*REQUEST:* Below are records that hold pictures; write out only the lines from their start through the line with "return (H - M_B - py) / plot_h", exactly, and drop the pictures.
··········
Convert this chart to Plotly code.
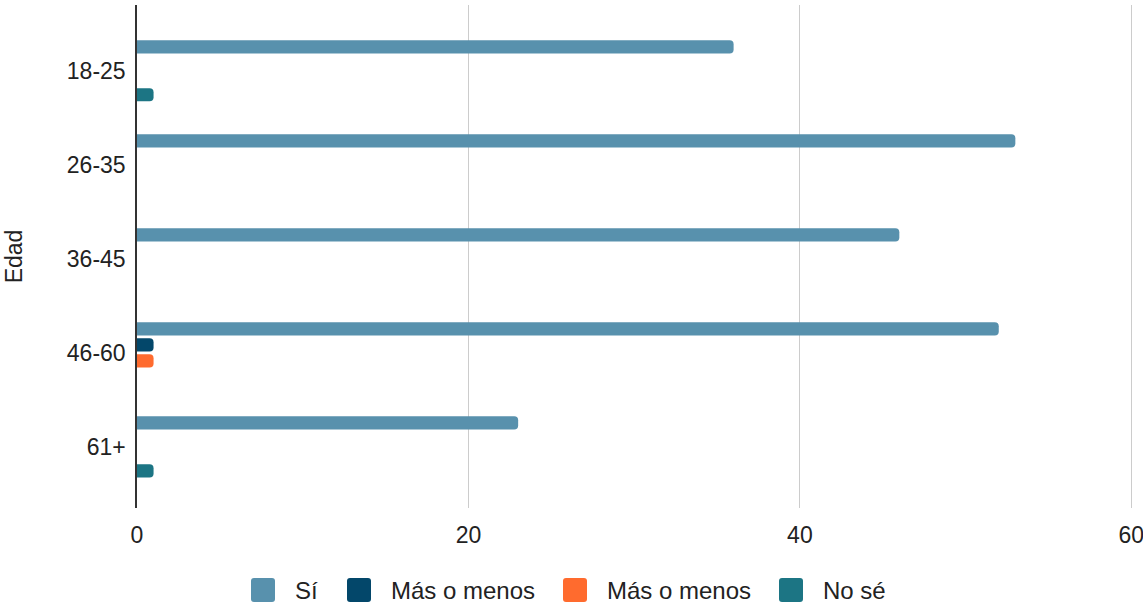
import plotly.graph_objects as go

# Age groups and answer counts per group
edades = ["18-25", "26-35", "36-45", "46-60", "61+"]
si = [36, 53, 46, 52, 23]
mas_o_menos_a = [0, 0, 0, 1, 0]
mas_o_menos_b = [0, 0, 0, 1, 0]
no_se = [1, 0, 0, 0, 1]

series_names = ["Sí", "Más o menos", "Más o menos", "No sé"]
series_values = [si, mas_o_menos_a, mas_o_menos_b, no_se]
series_colors = ["#5891AD", "#03476A", "#FF6B2E", "#1C7584"]

font_family = "Liberation Sans, Arial, sans-serif"
text_color = "#222222"

W, H = 1143, 606
M_L, M_R, M_T, M_B = 137, 10, 5, 98
plot_w = W - M_L - M_R
plot_h = H - M_T - M_B

fig = go.Figure()
for name, vals, color in zip(series_names, series_values, series_colors):
    fig.add_trace(go.Bar(
        y=edades, x=vals, name=name, orientation="h",
        marker=dict(color=color, line=dict(width=0)),
        showlegend=False,
    ))

# Bottom legend: rounded swatches with labels, laid out in pixels
legend_left_px = [251, 347, 563, 779]
swatch = 24
legend_cy = 590
corner = 3


def X(px):
    return (px - M_L) / plot_w


def Y(py):
    return (H - M_B - py) / plot_h


shapes = []
annotations = []
for left, name, color in zip(legend_left_px, series_names, series_colors):
    x0, x1 = left, left + swatch
    y0, y1 = legend_cy - swatch / 2, legend_cy + swatch / 2
    r = corner
    path = (
        f"M {X(x0 + r)},{Y(y0)} L {X(x1 - r)},{Y(y0)} "
        f"Q {X(x1)},{Y(y0)} {X(x1)},{Y(y0 + r)} "
        f"L {X(x1)},{Y(y1 - r)} Q {X(x1)},{Y(y1)} {X(x1 - r)},{Y(y1)} "
        f"L {X(x0 + r)},{Y(y1)} Q {X(x0)},{Y(y1)} {X(x0)},{Y(y1 - r)} "
        f"L {X(x0)},{Y(y0 + r)} Q {X(x0)},{Y(y0)} {X(x0 + r)},{Y(y0)} Z"
    )
    shapes.append(dict(type="path", xref="paper", yref="paper", path=path,
                       fillcolor=color, line=dict(width=0), layer="above"))
    annotations.append(dict(
        xref="paper", yref="paper", x=X(x1 + 18), y=Y(legend_cy),
        xanchor="left", yanchor="middle", showarrow=False, text=name,
        font=dict(family=font_family, size=24, color=text_color),
    ))

fig.update_layout(
    width=W, height=H,
    margin=dict(l=M_L, r=M_R, t=M_T, b=M_B, autoexpand=False),
    paper_bgcolor="white", plot_bgcolor="white",
    barmode="group", bargap=0.32, bargroupgap=0.18, barcornerradius=4,
    font=dict(family=font_family, size=23, color=text_color),
    showlegend=False,
    shapes=shapes, annotations=annotations,
    xaxis=dict(range=[0, 60.1], tickvals=[0, 20, 40, 60], showgrid=True,
               gridcolor="#CCCCCC", gridwidth=1, zeroline=False,
               showline=False, ticks="", tickfont=dict(size=23),
               ticklabelstandoff=11, ticklabeloverflow="allow",
               fixedrange=True),
    yaxis=dict(categoryorder="array", categoryarray=edades,
               range=[4.65, -0.7], showline=True, linecolor="#333333",
               linewidth=1.5, ticks="", showgrid=False,
               tickfont=dict(size=23), ticklabelstandoff=5,
               title=dict(text="Edad", font=dict(size=23), standoff=38)),
)

fig.write_html("out.html")
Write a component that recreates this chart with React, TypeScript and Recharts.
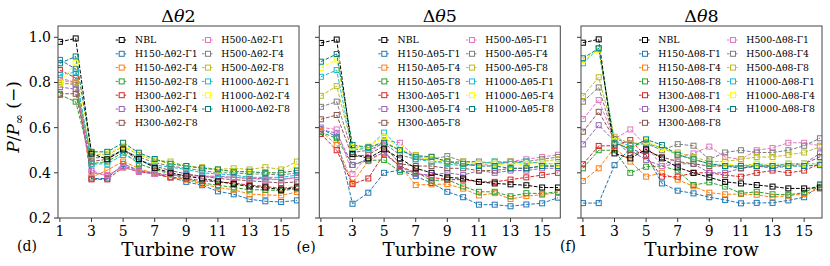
··········
*SOLUTION FOR THIS TASK:*
Convert this chart to Plotly code.
import plotly.graph_objects as go

# Age groups and answer counts per group
edades = ["18-25", "26-35", "36-45", "46-60", "61+"]
si = [36, 53, 46, 52, 23]
mas_o_menos_a = [0, 0, 0, 1, 0]
mas_o_menos_b = [0, 0, 0, 1, 0]
no_se = [1, 0, 0, 0, 1]

series_names = ["Sí", "Más o menos", "Más o menos", "No sé"]
series_values = [si, mas_o_menos_a, mas_o_menos_b, no_se]
series_colors = ["#5891AD", "#03476A", "#FF6B2E", "#1C7584"]

font_family = "Liberation Sans, Arial, sans-serif"
text_color = "#222222"

W, H = 1143, 606
M_L, M_R, M_T, M_B = 137, 10, 5, 98
plot_w = W - M_L - M_R
plot_h = H - M_T - M_B

fig = go.Figure()
for name, vals, color in zip(series_names, series_values, series_colors):
    fig.add_trace(go.Bar(
        y=edades, x=vals, name=name, orientation="h",
        marker=dict(color=color, line=dict(width=0)),
        showlegend=False,
    ))

# Bottom legend: rounded swatches with labels, laid out in pixels
legend_left_px = [251, 347, 563, 779]
swatch = 24
legend_cy = 590
corner = 3


def X(px):
    return (px - M_L) / plot_w


def Y(py):
    return (H - M_B - py) / plot_h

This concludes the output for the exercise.